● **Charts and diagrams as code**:
######
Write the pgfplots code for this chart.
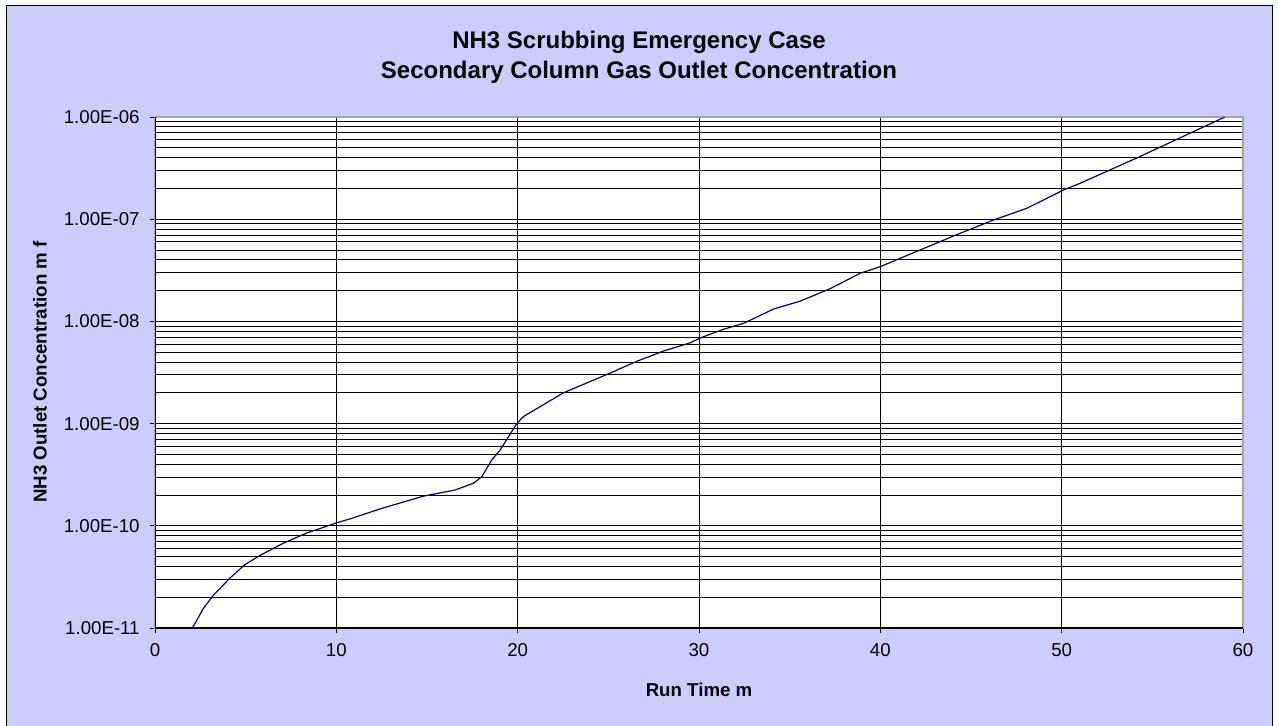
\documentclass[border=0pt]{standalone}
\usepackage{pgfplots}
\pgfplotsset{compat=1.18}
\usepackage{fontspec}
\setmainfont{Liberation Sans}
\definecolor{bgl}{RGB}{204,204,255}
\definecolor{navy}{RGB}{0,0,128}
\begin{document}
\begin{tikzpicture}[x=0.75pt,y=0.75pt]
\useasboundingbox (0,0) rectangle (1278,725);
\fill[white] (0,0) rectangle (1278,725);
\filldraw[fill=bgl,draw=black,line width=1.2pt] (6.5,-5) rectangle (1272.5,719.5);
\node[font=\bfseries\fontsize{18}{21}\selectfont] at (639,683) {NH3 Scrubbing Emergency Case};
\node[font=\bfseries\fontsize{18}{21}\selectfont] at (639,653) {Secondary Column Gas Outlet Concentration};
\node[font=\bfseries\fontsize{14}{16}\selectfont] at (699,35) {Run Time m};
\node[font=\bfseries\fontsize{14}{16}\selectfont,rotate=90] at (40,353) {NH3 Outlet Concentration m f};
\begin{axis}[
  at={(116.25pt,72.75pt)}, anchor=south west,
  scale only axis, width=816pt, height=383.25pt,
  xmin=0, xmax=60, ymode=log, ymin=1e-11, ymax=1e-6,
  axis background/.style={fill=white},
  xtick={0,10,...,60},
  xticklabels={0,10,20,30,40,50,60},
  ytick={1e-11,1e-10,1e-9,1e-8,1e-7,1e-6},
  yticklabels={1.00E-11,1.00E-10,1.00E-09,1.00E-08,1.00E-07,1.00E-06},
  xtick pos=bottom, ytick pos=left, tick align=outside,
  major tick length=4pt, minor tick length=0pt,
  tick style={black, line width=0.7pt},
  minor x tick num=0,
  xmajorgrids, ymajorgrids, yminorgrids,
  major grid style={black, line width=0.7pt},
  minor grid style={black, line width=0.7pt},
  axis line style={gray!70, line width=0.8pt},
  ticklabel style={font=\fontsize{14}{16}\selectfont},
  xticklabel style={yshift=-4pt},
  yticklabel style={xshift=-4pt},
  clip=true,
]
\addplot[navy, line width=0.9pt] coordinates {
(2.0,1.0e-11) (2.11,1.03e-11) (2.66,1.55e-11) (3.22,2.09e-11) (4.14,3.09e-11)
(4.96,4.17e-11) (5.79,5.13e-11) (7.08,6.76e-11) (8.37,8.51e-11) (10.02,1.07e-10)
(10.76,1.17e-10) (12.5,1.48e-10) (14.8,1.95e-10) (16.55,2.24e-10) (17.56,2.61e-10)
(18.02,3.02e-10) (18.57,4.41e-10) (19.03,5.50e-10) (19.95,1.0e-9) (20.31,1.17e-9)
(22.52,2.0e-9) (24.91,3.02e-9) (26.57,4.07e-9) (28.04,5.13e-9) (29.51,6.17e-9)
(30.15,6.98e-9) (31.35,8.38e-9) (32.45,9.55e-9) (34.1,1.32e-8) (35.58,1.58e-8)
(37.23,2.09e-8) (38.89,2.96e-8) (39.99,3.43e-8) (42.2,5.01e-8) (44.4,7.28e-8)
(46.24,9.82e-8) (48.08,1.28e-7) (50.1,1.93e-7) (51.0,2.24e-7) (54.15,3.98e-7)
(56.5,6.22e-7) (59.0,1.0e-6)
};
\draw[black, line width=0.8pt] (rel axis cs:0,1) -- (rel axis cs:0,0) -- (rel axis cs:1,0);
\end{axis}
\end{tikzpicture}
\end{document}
######
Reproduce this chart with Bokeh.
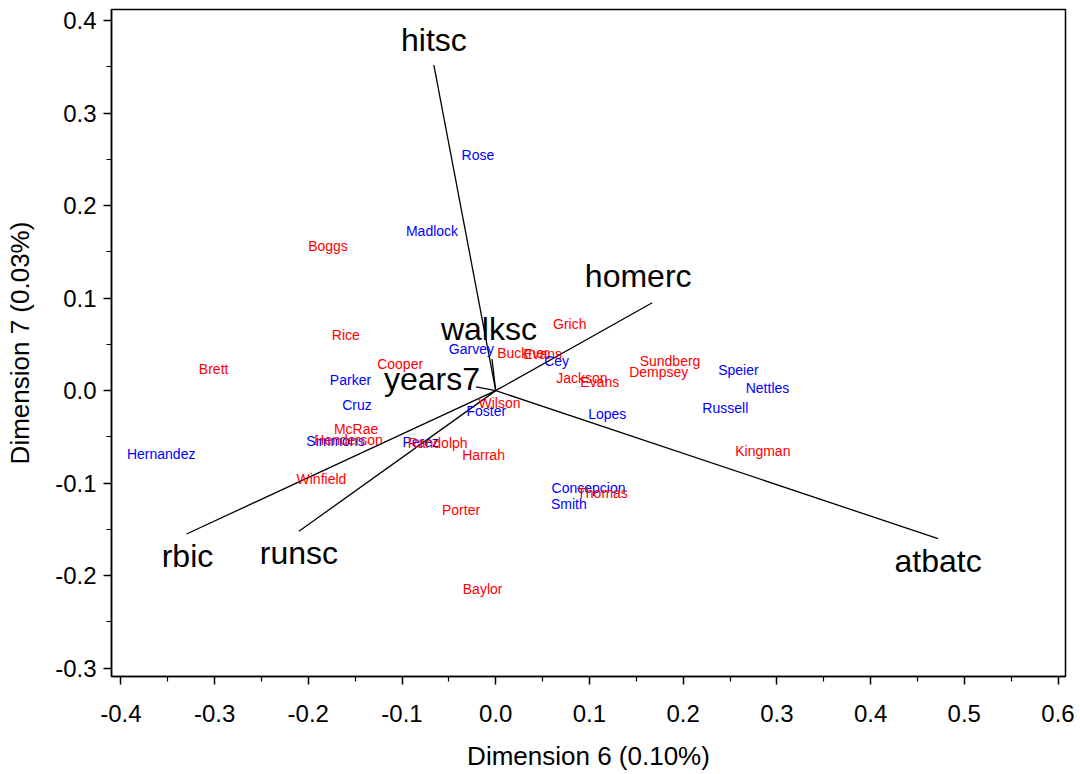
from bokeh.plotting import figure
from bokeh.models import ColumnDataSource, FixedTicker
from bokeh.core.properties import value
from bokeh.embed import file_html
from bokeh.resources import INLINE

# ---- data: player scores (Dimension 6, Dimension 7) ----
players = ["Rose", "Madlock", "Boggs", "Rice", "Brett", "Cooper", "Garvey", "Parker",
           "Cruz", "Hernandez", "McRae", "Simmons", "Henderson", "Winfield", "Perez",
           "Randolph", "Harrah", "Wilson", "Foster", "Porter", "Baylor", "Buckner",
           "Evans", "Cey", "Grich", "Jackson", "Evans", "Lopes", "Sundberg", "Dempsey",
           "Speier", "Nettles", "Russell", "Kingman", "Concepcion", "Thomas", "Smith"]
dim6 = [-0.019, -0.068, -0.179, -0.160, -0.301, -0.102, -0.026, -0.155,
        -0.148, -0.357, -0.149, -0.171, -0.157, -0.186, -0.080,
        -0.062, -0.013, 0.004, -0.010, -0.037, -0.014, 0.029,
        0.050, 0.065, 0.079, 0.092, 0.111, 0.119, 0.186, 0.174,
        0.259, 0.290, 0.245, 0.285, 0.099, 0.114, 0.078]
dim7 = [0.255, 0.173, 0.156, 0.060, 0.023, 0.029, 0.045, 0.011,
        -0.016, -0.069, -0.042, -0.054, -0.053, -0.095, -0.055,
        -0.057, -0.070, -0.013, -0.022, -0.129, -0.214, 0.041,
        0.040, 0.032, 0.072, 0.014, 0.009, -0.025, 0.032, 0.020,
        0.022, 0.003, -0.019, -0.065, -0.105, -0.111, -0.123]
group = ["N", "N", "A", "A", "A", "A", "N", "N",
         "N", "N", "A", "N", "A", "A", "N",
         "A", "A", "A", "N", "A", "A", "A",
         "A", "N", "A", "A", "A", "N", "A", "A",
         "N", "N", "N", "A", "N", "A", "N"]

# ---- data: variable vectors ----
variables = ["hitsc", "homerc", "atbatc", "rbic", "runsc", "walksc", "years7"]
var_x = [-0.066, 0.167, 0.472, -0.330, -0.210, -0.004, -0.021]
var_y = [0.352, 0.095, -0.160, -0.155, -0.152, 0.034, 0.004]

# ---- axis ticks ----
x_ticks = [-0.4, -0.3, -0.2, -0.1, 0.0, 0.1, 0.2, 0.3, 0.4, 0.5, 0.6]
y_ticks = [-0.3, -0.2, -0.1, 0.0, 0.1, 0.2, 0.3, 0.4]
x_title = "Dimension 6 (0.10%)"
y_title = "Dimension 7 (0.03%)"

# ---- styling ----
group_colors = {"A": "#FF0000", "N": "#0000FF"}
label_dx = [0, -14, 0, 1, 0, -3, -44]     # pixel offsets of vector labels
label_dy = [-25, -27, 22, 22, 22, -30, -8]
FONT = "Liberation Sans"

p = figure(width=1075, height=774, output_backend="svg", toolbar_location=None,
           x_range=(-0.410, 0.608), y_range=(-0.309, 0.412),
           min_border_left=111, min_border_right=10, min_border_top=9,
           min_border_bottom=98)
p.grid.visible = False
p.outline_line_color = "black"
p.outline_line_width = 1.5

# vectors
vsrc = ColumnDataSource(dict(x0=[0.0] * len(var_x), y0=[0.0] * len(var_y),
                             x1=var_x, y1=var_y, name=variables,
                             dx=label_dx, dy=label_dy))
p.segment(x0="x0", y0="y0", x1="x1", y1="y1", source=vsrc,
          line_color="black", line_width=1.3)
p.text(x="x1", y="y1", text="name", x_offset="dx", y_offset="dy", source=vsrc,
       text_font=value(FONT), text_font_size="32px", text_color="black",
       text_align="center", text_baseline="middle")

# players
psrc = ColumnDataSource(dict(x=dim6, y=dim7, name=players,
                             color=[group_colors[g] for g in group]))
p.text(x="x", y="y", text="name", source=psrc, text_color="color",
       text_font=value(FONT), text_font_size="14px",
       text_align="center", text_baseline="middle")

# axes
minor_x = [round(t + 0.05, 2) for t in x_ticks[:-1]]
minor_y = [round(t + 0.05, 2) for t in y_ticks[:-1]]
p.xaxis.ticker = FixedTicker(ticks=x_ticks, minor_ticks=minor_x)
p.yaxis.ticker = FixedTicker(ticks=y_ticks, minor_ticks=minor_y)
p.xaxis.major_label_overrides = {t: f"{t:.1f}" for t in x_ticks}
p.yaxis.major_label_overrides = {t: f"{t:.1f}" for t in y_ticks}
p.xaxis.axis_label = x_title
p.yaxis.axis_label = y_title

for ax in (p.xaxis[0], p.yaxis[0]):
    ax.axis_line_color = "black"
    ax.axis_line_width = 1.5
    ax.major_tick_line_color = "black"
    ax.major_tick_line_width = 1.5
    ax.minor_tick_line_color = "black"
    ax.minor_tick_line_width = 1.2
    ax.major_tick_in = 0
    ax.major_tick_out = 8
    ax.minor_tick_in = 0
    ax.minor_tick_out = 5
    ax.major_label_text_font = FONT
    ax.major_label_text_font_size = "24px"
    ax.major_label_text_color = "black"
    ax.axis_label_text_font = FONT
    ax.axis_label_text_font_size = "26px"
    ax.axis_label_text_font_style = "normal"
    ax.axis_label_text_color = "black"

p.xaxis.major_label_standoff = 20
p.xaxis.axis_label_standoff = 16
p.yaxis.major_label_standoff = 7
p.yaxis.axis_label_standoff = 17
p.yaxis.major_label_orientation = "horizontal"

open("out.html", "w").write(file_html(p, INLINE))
######
● **Directive**: For the material above, give again only the lines starting at the line that contains "Reproduce this chart with Bokeh." and ending at the line that contains "from bokeh.resources import INLINE". Pictures do not belong in the copy.

● **Output of the task**:
Reproduce this chart with Bokeh.
from bokeh.plotting import figure
from bokeh.models import ColumnDataSource, FixedTicker
from bokeh.core.properties import value
from bokeh.embed import file_html
from bokeh.resources import INLINE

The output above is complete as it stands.